Work to be completed: Retype the data exactly, from its first line to the line containing "plt.rcParams['mathtext.sf'] = 'Liberation", including both, and skip any picture.
>> start Data provided
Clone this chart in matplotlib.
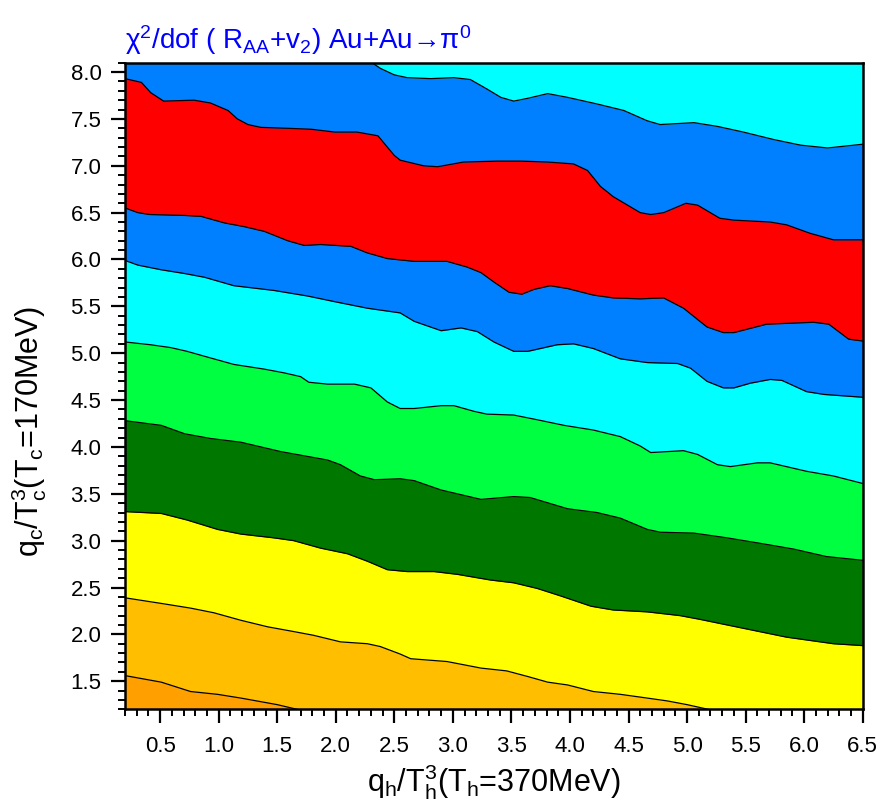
import numpy as np
import matplotlib.pyplot as plt
from matplotlib.ticker import MultipleLocator, FormatStrFormatter

plt.rcParams['font.family'] = ['Liberation Sans', 'DejaVu Sans']
plt.rcParams['mathtext.fontset'] = 'custom'
plt.rcParams['mathtext.rm'] = 'Liberation Sans'
plt.rcParams['mathtext.it'] = 'Liberation Sans'
plt.rcParams['mathtext.sf'] = 'Liberation Sans'

# chi2/dof contour boundaries, q_h/T_h^3 (x) vs q_c/T_c^3 (y), listed bottom to top
# dark orange | amber
e1_x = [0.20, 0.51, 0.76, 0.99, 1.19, 1.50, 1.67]
e1_y = [1.56, 1.49, 1.39, 1.36, 1.32, 1.25, 1.20]
# amber | yellow
e2_x = [0.20, 0.51, 0.76, 0.96, 1.19, 1.42, 1.64, 1.81, 2.04, 2.27, 2.38, 2.55, 2.64,
        2.95, 3.24, 3.46, 3.64, 3.81, 3.98, 4.20, 4.43, 4.66, 4.83, 5.00, 5.18]
e2_y = [2.39, 2.33, 2.28, 2.23, 2.15, 2.08, 2.03, 1.99, 1.92, 1.90, 1.87, 1.79, 1.74,
        1.71, 1.64, 1.61, 1.55, 1.49, 1.46, 1.39, 1.36, 1.32, 1.29, 1.25, 1.20]
# yellow | dark green
e3_x = [0.20, 0.51, 0.73, 0.99, 1.19, 1.47, 1.64, 1.87, 2.10, 2.27, 2.44, 2.61, 2.84,
        3.04, 3.32, 3.52, 3.72, 3.92, 4.18, 4.37, 4.66, 4.94, 5.11, 5.46, 5.85, 6.25, 6.50]
e3_y = [3.31, 3.29, 3.22, 3.12, 3.07, 3.03, 3.00, 2.92, 2.86, 2.78, 2.69, 2.67, 2.67,
        2.64, 2.58, 2.55, 2.49, 2.41, 2.30, 2.26, 2.24, 2.20, 2.16, 2.07, 1.97, 1.90, 1.88]
# dark green | green
e4_x = [0.20, 0.51, 0.71, 0.93, 1.19, 1.53, 1.93, 2.04, 2.21, 2.33, 2.55, 2.67, 2.90,
        3.24, 3.52, 3.66, 3.98, 4.23, 4.43, 4.66, 4.77, 5.06, 5.34, 5.63, 5.91, 6.19, 6.50]
e4_y = [4.28, 4.23, 4.14, 4.09, 4.05, 3.95, 3.86, 3.81, 3.69, 3.65, 3.66, 3.64, 3.54,
        3.44, 3.47, 3.46, 3.34, 3.30, 3.24, 3.12, 3.09, 3.08, 3.03, 2.97, 2.91, 2.83, 2.79]
# green | cyan
e5_x = [0.20, 0.42, 0.59, 0.73, 0.90, 1.13, 1.39, 1.56, 1.70, 1.77, 1.93, 2.16, 2.30,
        2.44, 2.55, 2.67, 2.90, 3.01, 3.18, 3.29, 3.52, 3.72, 3.95, 4.20, 4.43, 4.60,
        4.69, 4.83, 4.97, 5.09, 5.26, 5.37, 5.60, 5.71, 6.02, 6.25, 6.50]
e5_y = [5.12, 5.09, 5.06, 5.02, 4.96, 4.88, 4.83, 4.79, 4.75, 4.69, 4.67, 4.67, 4.63,
        4.48, 4.41, 4.41, 4.44, 4.44, 4.38, 4.35, 4.34, 4.29, 4.23, 4.18, 4.11, 4.01,
        3.94, 3.95, 3.96, 3.92, 3.81, 3.79, 3.83, 3.83, 3.74, 3.69, 3.61]
# cyan | blue
e6_x = [0.20, 0.31, 0.51, 0.71, 0.88, 1.13, 1.47, 1.76, 1.99, 2.27, 2.55, 2.67, 2.90,
        3.07, 3.21, 3.35, 3.52, 3.64, 3.89, 4.03, 4.20, 4.43, 4.66, 4.92, 5.03, 5.17,
        5.31, 5.40, 5.54, 5.71, 5.81, 6.02, 6.17, 6.50]
e6_y = [5.99, 5.94, 5.89, 5.85, 5.81, 5.72, 5.67, 5.61, 5.55, 5.48, 5.43, 5.34, 5.24,
        5.27, 5.23, 5.12, 5.02, 5.02, 5.09, 5.10, 5.05, 4.94, 4.90, 4.89, 4.84, 4.70,
        4.63, 4.63, 4.68, 4.72, 4.71, 4.59, 4.56, 4.53]
# blue | red (lower side of the minimum)
e7_x = [0.20, 0.31, 0.41, 0.71, 0.85, 1.05, 1.22, 1.39, 1.59, 1.73, 1.87, 2.13, 2.27,
        2.44, 2.67, 2.95, 3.12, 3.24, 3.35, 3.48, 3.59, 3.69, 3.83, 3.98, 4.20, 4.37,
        4.60, 4.80, 4.97, 5.17, 5.31, 5.40, 5.68, 6.08, 6.21, 6.38, 6.50]
e7_y = [6.55, 6.50, 6.48, 6.47, 6.46, 6.39, 6.35, 6.30, 6.20, 6.15, 6.16, 6.14, 6.07,
        6.01, 5.98, 5.98, 5.92, 5.86, 5.76, 5.65, 5.63, 5.68, 5.72, 5.69, 5.62, 5.59,
        5.58, 5.59, 5.48, 5.28, 5.22, 5.22, 5.31, 5.33, 5.31, 5.15, 5.13]
# red | blue (upper side of the minimum)
e8_x = [0.20, 0.34, 0.42, 0.53, 0.79, 0.93, 1.08, 1.16, 1.25, 1.36, 1.59, 1.79, 1.99,
        2.18, 2.36, 2.44, 2.50, 2.55, 2.75, 2.87, 3.09, 3.38, 3.58, 3.81, 4.03, 4.15,
        4.26, 4.37, 4.60, 4.69, 4.80, 4.99, 5.09, 5.28, 5.40, 5.71, 5.85, 6.05, 6.25, 6.50]
e8_y = [7.93, 7.89, 7.78, 7.69, 7.70, 7.67, 7.59, 7.50, 7.44, 7.41, 7.40, 7.39, 7.36,
        7.36, 7.32, 7.20, 7.11, 7.06, 7.00, 6.99, 7.04, 7.05, 7.05, 7.04, 7.02, 6.95,
        6.78, 6.67, 6.50, 6.48, 6.50, 6.60, 6.58, 6.44, 6.42, 6.40, 6.37, 6.28, 6.21, 6.21]
# blue | cyan (top)
e9_x = [2.31, 2.38, 2.50, 2.61, 2.81, 3.01, 3.15, 3.29, 3.41, 3.52, 3.64, 3.81, 3.98,
        4.23, 4.46, 4.66, 4.77, 5.06, 5.26, 5.48, 5.74, 5.97, 6.20, 6.50]
e9_y = [8.10, 8.04, 7.97, 7.94, 7.93, 7.94, 7.92, 7.82, 7.73, 7.69, 7.72, 7.77, 7.73,
        7.66, 7.59, 7.48, 7.44, 7.46, 7.42, 7.36, 7.28, 7.22, 7.19, 7.23]

blue = '#0080FF'
cyan = '#00FFFF'
# colour of the band just below each boundary, from the top boundary down
bands = [
    (e8_x, e8_y, '#FF0000'),
    (e7_x, e7_y, blue),
    (e6_x, e6_y, cyan),
    (e5_x, e5_y, '#00FF40'),
    (e4_x, e4_y, '#007800'),
    (e3_x, e3_y, '#FFFF00'),
    (e2_x, e2_y, '#FFBF00'),
    (e1_x, e1_y, '#FFA000'),
]

x_lo, x_hi = 0.2, 6.5
y_lo, y_hi = 1.2, 8.1

fig = plt.figure(figsize=(8.84, 8.09), dpi=100)
ax = fig.add_axes([0.1414, 0.1232, 0.8345, 0.7993])
ax.set_facecolor(blue)

ax.fill_between(e9_x, e9_y, y_hi, color=cyan, lw=0)
for ex, ey, col in bands:
    ax.fill_between(ex, y_lo, ey, color=col, lw=0)

for ex, ey in [(e1_x, e1_y), (e2_x, e2_y), (e3_x, e3_y), (e4_x, e4_y), (e5_x, e5_y),
               (e6_x, e6_y), (e7_x, e7_y), (e8_x, e8_y), (e9_x, e9_y)]:
    ax.plot(ex, ey, color='black', lw=0.9)

ax.set_xlim(x_lo, x_hi)
ax.set_ylim(y_lo, y_hi)

ax.xaxis.set_minor_locator(MultipleLocator(0.1))
ax.yaxis.set_minor_locator(MultipleLocator(0.1))
ax.xaxis.set_major_formatter(FormatStrFormatter('%.1f'))
ax.yaxis.set_major_formatter(FormatStrFormatter('%.1f'))
ax.set_xticks(np.arange(0.5, 6.51, 0.5))
ax.set_yticks(np.arange(1.5, 8.01, 0.5))

ax.tick_params(which='major', direction='out', length=10, width=1.6, labelsize=16, pad=7)
ax.tick_params(axis='x', which='major', pad=9)
ax.tick_params(which='minor', direction='out', length=5, width=1.4)
for s in ax.spines.values():
    s.set_linewidth(1.8)

ax.set_xlabel(r'q$_\mathregular{h}$/T$_\mathregular{h}^\mathregular{3}$(T$_\mathregular{h}$=370MeV)',
              fontsize=22)
ax.set_ylabel(r'q$_\mathregular{c}$/T$_\mathregular{c}^\mathregular{3}$(T$_\mathregular{c}$=170MeV)',
              fontsize=22)
ax.xaxis.set_label_coords(0.5, -0.082)
ax.yaxis.set_label_coords(-0.103, 0.43)
ax.set_title(r'$\mathregular{\chi^2}$/dof ( R$_\mathregular{AA}$+v$_\mathregular{2}$) '
             'Au+Au\u2192' r'$\mathregular{\pi^0}$',
             loc='left', color='#0000FF', fontsize=20, pad=10)

fig.savefig('out.png', dpi=100)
>> end Data provided
Answer in full:
Clone this chart in matplotlib.
import numpy as np
import matplotlib.pyplot as plt
from matplotlib.ticker import MultipleLocator, FormatStrFormatter

plt.rcParams['font.family'] = ['Liberation Sans', 'DejaVu Sans']
plt.rcParams['mathtext.fontset'] = 'custom'
plt.rcParams['mathtext.rm'] = 'Liberation Sans'
plt.rcParams['mathtext.it'] = 'Liberation Sans'
plt.rcParams['mathtext.sf'] = 'Liberation Sans'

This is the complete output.